AIM OF THE EXERCISE: Reproduce exactly only the lines from the line that holds "Clone this chart in matplotlib." to the line that holds "0.979, 0.990, 0.994]", inclusive, in the listing below, and please leave out every picture.

EXTRACTED INFORMATION:

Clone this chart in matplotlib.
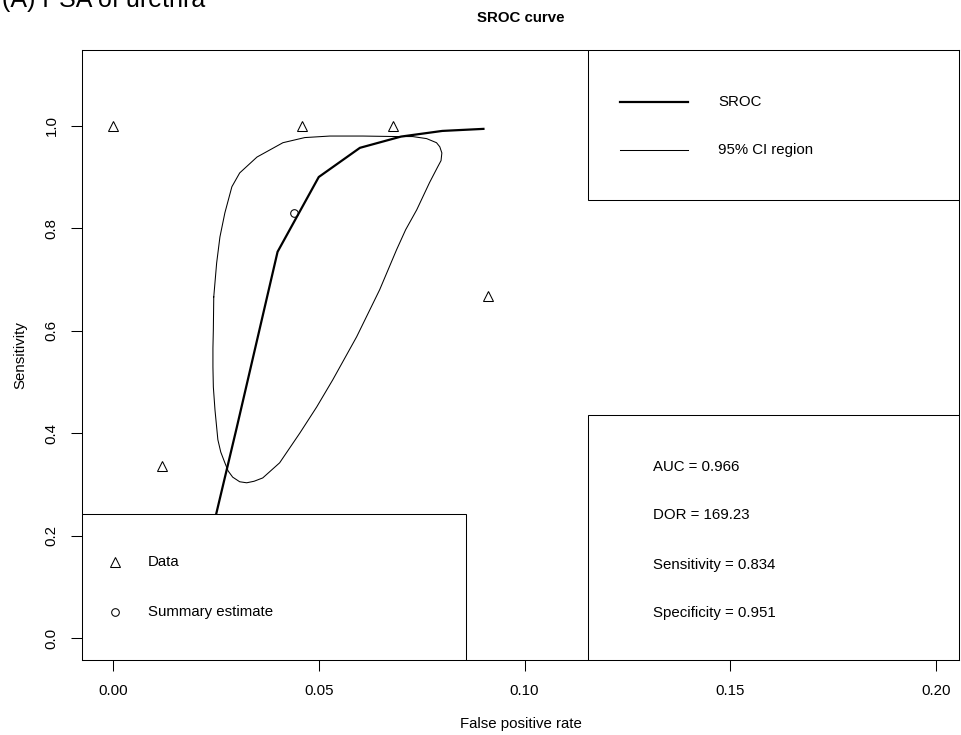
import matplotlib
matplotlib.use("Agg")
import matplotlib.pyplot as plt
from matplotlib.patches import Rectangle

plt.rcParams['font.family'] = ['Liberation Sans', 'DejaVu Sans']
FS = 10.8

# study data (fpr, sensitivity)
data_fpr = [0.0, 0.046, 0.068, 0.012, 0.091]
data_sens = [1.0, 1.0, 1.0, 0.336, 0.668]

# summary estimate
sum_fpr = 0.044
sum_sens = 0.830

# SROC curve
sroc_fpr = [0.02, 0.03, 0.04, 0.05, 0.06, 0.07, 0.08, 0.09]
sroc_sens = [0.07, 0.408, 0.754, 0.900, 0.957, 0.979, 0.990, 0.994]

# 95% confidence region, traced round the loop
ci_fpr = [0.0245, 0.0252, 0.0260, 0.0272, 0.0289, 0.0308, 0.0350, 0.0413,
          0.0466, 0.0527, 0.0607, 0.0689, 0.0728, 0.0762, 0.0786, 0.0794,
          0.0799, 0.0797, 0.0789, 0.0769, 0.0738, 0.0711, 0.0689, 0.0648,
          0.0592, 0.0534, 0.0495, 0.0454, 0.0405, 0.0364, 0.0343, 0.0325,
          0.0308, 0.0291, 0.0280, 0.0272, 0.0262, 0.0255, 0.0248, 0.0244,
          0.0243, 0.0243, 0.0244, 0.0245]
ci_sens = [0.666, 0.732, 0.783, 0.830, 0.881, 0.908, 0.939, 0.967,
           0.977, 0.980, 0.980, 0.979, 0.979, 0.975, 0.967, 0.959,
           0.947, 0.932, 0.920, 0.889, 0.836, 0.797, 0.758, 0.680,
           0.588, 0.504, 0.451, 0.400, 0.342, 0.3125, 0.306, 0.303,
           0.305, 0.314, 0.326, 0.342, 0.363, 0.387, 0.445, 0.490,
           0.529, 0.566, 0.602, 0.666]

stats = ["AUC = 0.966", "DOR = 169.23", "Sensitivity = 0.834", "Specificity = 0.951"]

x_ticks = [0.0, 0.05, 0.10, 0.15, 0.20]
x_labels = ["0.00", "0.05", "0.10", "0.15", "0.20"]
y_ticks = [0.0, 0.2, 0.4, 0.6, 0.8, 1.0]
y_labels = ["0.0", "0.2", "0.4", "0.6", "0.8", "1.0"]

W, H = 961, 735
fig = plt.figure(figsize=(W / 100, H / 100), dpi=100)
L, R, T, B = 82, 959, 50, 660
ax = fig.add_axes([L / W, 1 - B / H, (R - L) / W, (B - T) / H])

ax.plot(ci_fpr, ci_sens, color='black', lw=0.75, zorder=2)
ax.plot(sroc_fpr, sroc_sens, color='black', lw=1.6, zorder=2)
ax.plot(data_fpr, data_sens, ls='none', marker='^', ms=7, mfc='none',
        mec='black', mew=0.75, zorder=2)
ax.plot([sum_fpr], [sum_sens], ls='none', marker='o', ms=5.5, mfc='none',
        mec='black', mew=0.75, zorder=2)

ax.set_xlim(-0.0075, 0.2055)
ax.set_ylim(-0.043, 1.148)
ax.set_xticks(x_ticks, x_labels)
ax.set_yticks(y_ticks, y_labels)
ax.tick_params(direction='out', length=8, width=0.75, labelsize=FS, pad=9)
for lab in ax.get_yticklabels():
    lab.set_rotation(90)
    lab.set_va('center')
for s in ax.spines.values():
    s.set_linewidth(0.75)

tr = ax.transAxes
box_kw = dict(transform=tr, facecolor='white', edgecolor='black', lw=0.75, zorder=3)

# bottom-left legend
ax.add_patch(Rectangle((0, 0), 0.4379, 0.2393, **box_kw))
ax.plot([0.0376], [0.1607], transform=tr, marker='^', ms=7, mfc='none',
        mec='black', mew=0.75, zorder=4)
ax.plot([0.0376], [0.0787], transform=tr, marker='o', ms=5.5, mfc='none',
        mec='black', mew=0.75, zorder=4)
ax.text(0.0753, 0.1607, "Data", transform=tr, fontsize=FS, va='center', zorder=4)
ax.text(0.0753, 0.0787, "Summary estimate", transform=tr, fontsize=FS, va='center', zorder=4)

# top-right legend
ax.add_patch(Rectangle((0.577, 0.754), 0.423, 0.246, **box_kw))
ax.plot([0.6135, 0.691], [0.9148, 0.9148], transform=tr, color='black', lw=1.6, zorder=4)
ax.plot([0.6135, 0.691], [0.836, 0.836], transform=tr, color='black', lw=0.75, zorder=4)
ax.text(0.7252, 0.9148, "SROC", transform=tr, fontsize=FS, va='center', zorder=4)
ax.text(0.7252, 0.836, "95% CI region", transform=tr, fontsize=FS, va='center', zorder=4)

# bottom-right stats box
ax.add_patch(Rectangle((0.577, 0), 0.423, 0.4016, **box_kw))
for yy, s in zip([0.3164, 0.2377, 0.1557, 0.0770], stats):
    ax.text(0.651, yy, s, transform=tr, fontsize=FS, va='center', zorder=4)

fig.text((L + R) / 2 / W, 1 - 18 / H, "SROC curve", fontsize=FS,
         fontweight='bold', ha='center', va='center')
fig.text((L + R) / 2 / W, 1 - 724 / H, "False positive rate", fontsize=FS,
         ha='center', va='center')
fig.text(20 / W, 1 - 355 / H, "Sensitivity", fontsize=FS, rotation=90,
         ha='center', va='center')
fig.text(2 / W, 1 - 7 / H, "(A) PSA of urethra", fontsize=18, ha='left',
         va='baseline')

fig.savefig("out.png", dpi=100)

--

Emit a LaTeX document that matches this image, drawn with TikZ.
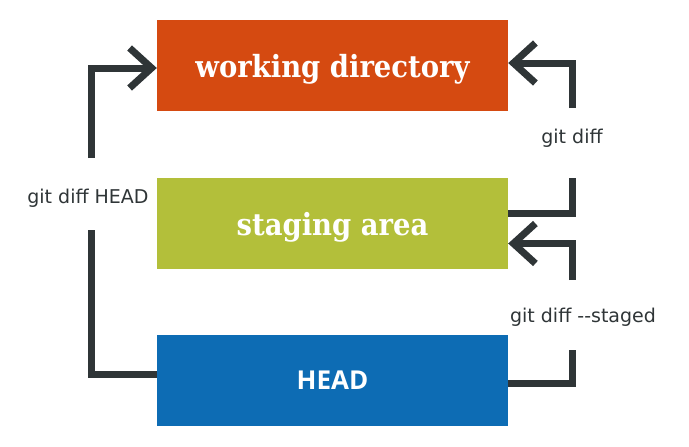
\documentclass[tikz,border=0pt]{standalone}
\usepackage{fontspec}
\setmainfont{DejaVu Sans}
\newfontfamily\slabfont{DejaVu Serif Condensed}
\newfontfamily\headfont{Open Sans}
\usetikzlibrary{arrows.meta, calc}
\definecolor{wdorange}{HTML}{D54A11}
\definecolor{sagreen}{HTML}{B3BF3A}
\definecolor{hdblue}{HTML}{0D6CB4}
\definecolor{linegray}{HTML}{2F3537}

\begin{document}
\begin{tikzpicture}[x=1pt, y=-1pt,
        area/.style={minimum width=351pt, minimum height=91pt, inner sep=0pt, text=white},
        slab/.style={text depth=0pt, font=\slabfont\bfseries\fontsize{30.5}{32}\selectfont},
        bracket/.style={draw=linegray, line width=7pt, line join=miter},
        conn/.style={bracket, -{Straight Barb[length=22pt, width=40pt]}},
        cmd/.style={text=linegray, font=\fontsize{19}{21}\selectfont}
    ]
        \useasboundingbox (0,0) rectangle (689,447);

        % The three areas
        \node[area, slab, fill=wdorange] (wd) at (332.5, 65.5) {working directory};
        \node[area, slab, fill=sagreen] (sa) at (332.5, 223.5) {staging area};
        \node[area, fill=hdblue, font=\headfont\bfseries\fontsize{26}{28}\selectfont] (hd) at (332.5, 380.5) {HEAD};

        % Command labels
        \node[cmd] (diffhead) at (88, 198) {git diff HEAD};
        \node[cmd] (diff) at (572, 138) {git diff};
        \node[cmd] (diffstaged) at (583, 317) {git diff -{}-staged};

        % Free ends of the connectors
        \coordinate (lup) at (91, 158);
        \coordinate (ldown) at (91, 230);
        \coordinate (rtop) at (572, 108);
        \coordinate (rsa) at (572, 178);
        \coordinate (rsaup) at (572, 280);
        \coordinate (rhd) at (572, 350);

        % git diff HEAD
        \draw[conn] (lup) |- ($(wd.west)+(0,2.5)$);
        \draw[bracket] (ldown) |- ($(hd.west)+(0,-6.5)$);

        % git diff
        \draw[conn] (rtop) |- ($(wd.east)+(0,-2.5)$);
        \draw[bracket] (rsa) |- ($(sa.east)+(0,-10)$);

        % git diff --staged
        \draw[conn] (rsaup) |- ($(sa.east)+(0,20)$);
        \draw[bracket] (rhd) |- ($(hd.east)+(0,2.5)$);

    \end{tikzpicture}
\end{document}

OUTPUT OF THE EXERCISE:
Clone this chart in matplotlib.
import matplotlib
matplotlib.use("Agg")
import matplotlib.pyplot as plt
from matplotlib.patches import Rectangle

plt.rcParams['font.family'] = ['Liberation Sans', 'DejaVu Sans']
FS = 10.8

# study data (fpr, sensitivity)
data_fpr = [0.0, 0.046, 0.068, 0.012, 0.091]
data_sens = [1.0, 1.0, 1.0, 0.336, 0.668]

# summary estimate
sum_fpr = 0.044
sum_sens = 0.830

# SROC curve
sroc_fpr = [0.02, 0.03, 0.04, 0.05, 0.06, 0.07, 0.08, 0.09]
sroc_sens = [0.07, 0.408, 0.754, 0.900, 0.957, 0.979, 0.990, 0.994]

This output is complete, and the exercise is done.